Wanogho didn’t really need to be at school in August, seeing as classes hadn’t started and basketball practice was still several weeks away. But he was curious. He knew Zach, who was also 16 years old, left home earlier that morning for football practice, and he wanted to see what the fuss was about.
Fine, Todd told him, we’ll take a look. He figured either way, it would be a good idea to get Wanogho acclimated with Edgewood Academy, a small private school in rural Alabama.
Wanogho and another basketball player milled around the sidelines. Bored and looking for something to do, they picked up a football and tossed it back and forth. Sizing up the boys from afar, head coach Bobby Carr asked whether they wanted to give it a try. Wanogho figured, “Why not?”
The school didn’t have any Size 16 cleats, so he tightened the laces on his Air Jordans and strapped on a helmet. He’d seen “The Blind Side,” “Remember the Titans” and “The Longest Yard,” but that was the beginning and end of his football knowledge.
Carr made it simple. He put the six-foot-five, 230-pounder at defensive end and told him, “Go get the quarterback. Go get the ball.”
All Wanogho had was a basic swim move and a bull rush, but it was more than enough.
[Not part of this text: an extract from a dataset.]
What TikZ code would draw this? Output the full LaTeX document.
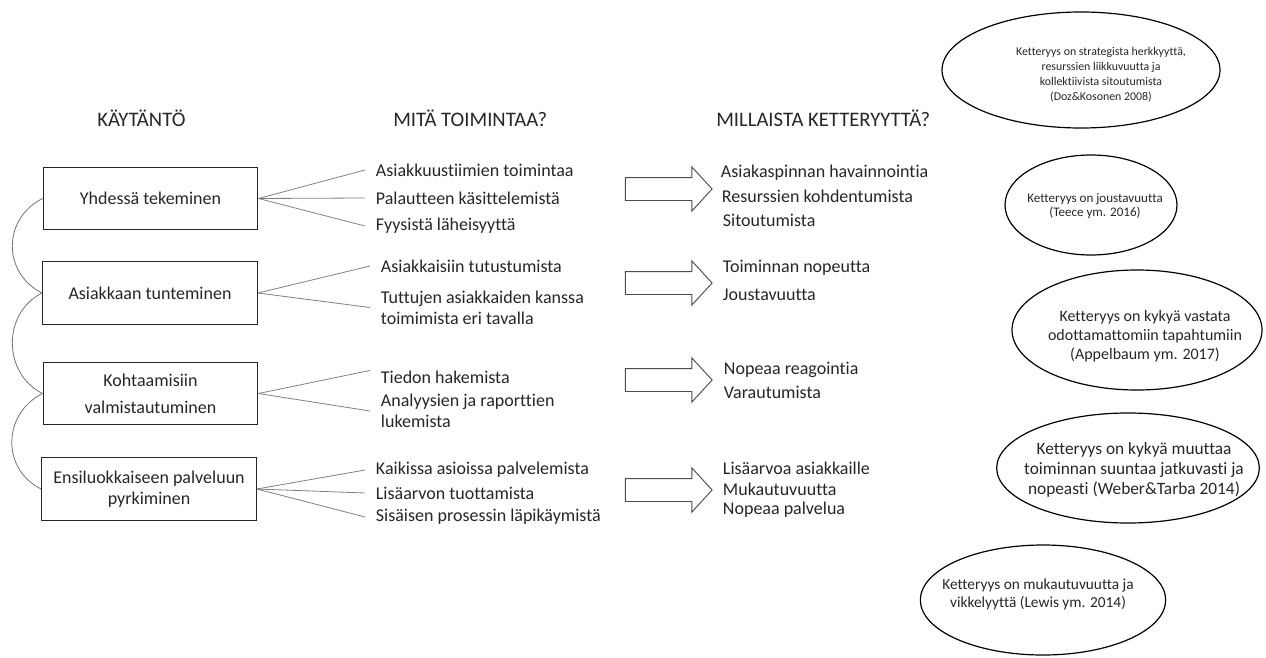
\documentclass[tikz,border=0pt]{standalone}
\usepackage{fontspec}
\setmainfont{Carlito}[Ligatures=NoCommon]
\usetikzlibrary{shapes.geometric,shapes.arrows}

\begin{document}
\begin{tikzpicture}[x=0.75pt,y=-0.75pt,
            box/.style={draw=black!85,line width=0.9pt,minimum width=161pt,minimum height=47pt,align=center,text=black!85,font=\fontsize{13.5}{16}\selectfont},
            item/.style={anchor=west,inner xsep=8pt,inner ysep=0pt,align=left,text=black!85,font=\fontsize{13.5}{16}\selectfont},
            head/.style={anchor=west,inner sep=0pt,text height=10pt,text depth=0pt,text=black!85,font=\fontsize{15.5}{18}\selectfont},
            note/.style={draw,ellipse,line width=0.9pt,inner sep=0pt},
            notetext/.style={align=center,inner sep=0pt,text=black!85},
            fan/.style={draw=black!50,line width=0.6pt},
            link/.style={draw=black!55,line width=0.6pt},
            bigarrow/.style={draw=black!70,line width=0.7pt,fill=white,single arrow,minimum height=65pt,inner xsep=0pt,inner ysep=8.25pt,single arrow head extend=8pt,single arrow tip angle=95}]
            \useasboundingbox (0,0) rectangle (1266,657);

            \node[head] (h1) at (97,120) {KÄYTÄNTÖ};
            \node[head] (h2) at (393,120) {MITÄ TOIMINTAA?};
            \node[head] (h3) at (716,120) {MILLAISTA KETTERYYTTÄ?};

            \node[box] (b1) at (150.5,198.5) {Yhdessä tekeminen};
            \node[box] (b2) at (150,293) {Asiakkaan tunteminen};
            \node[box] (b3) at (150.5,393.5) {Kohtaamisiin\\[4pt]valmistautuminen};
            \node[box] (b4) at (149,489) {Ensiluokkaiseen palveluun\\pyrkiminen};

            \draw[link] (b1.west) .. controls +(-40,20) and +(-40,-20) .. (b2.west);
            \draw[link] (b2.west) .. controls +(-40,20) and +(-40,-20) .. (b3.west);
            \draw[link] (b3.west) .. controls +(-40,20) and +(-40,-20) .. (b4.west);

            \node[item] (m11) at (365,170) {Asiakkuustiimien toimintaa};
            \node[item] (m12) at (365,198) {Palautteen käsittelemistä};
            \node[item] (m13) at (365,226) {Fyysistä läheisyyttä};
            \node[item] (m21) at (370,266) {Asiakkaisiin tutustumista};
            \node[item] (m22) at (370,307.5) {Tuttujen asiakkaiden kanssa\\toimimista eri tavalla};
            \node[item] (m31) at (370,377) {Tiedon hakemista};
            \node[item] (m32) at (370,411) {Analyysien ja raporttien\\lukemista};
            \node[item] (m41) at (365,470) {Kaikissa asioissa palvelemista};
            \node[item] (m42) at (365,493) {Lisäarvon tuottamista};
            \node[item] (m43) at (365,517) {Sisäisen prosessin läpikäymistä};

            \draw[fan] (b1.east) -- (m11.west);
            \draw[fan] (b1.east) -- (m12.west);
            \draw[fan] (b1.east) -- (m13.west);
            \draw[fan] (b2.east) -- (m21.west);
            \draw[fan] (b2.east) -- (m22.west);
            \draw[fan] (b3.east) -- (m31.north west);
            \draw[fan] (b3.east) -- (m32.west);
            \draw[fan] (b4.east) -- (m41.west);
            \draw[fan] (b4.east) -- (m42.west);
            \draw[fan] (b4.east) -- (m43.west);

            \node[bigarrow] (a1) at (663.5,189) {};
            \node[bigarrow] (a2) at (663.5,283) {};
            \node[bigarrow] (a3) at (663.5,380) {};
            \node[bigarrow] (a4) at (663.5,490) {};

            \node[item] (k11) at (710,173) {Asiakaspinnan havainnointia};
            \node[item] (k12) at (711,196) {Resurssien kohdentumista};
            \node[item] (k13) at (712,220) {Sitoutumista};
            \node[item] (k21) at (712,268) {Toiminnan nopeutta};
            \node[item] (k22) at (712,295) {Joustavuutta};
            \node[item] (k31) at (713,370) {Nopeaa reagointia};
            \node[item] (k32) at (713,392) {Varautumista};
            \node[item] (k41) at (712,468) {Lisäarvoa asiakkaille};
            \node[item] (k42) at (712,489) {Mukautuvuutta};
            \node[item] (k43) at (712,510) {Nopeaa palvelua};

            \node[note,minimum width=208.5pt,minimum height=87pt,
                label={[notetext,xshift=15pt,yshift=-3.75pt,font=\fontsize{8.9}{11.25}\selectfont]center:{Ketteryys on strategista herkkyyttä,\\resurssien liikkuvuutta ja\\kollektiivista sitoutumista\\(Doz\&Kosonen 2008)}}] (n1) at (1081,70) {};
            \node[note,minimum width=129pt,minimum height=75pt,
                label={[notetext,xshift=3pt,yshift=-0.75pt,font=\fontsize{9.8}{10.8}\selectfont]center:{Ketteryys on joustavuutta\\(Teece ym. 2016)}}] (n2) at (1091,205) {};
            \node[note,minimum width=187.5pt,minimum height=90pt,
                label={[notetext,xshift=6pt,yshift=-5pt,font=\fontsize{12}{14.25}\selectfont]center:{Ketteryys on kykyä vastata\\odottamattomiin tapahtumiin\\(Appelbaum ym. 2017)}}] (n3) at (1137,330) {};
            \node[note,minimum width=197pt,minimum height=82.5pt,
                label={[notetext,xshift=4.5pt,yshift=-1.5pt,font=\fontsize{13}{15}\selectfont]center:{Ketteryys on kykyä muuttaa\\toiminnan suuntaa jatkuvasti ja\\nopeasti (Weber\&Tarba 2014)}}] (n4) at (1128,468) {};
            \node[note,minimum width=184pt,minimum height=82.5pt,
                label={[notetext,xshift=-3.75pt,yshift=4.5pt,font=\fontsize{11.5}{13.5}\selectfont]center:{Ketteryys on mukautuvuutta ja\\vikkelyyttä (Lewis ym. 2014)}}] (n5) at (1043,600) {};
        \end{tikzpicture}
\end{document}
Right away, he dominated. And seeing how excited his teammates got made him excited to keep going. When he ran a 40-yard dash — in those same Jordans — he clocked in at a blistering 4.6 seconds.
Auburn coach Gus Malzahn remembers the initial staff meeting when his defensive line coach, Rodney Garner, turned on the tape.
“A big guy that can run and be fluid,” Malzahn said. “You look at his body and say, ‘If he gets in a weight room and on a food program, boy, he’s going to be a big man.’”
He knows that home will never look or feel the same. The road back is almost unrecognisable. But he’s come this far, and there’s no stopping now.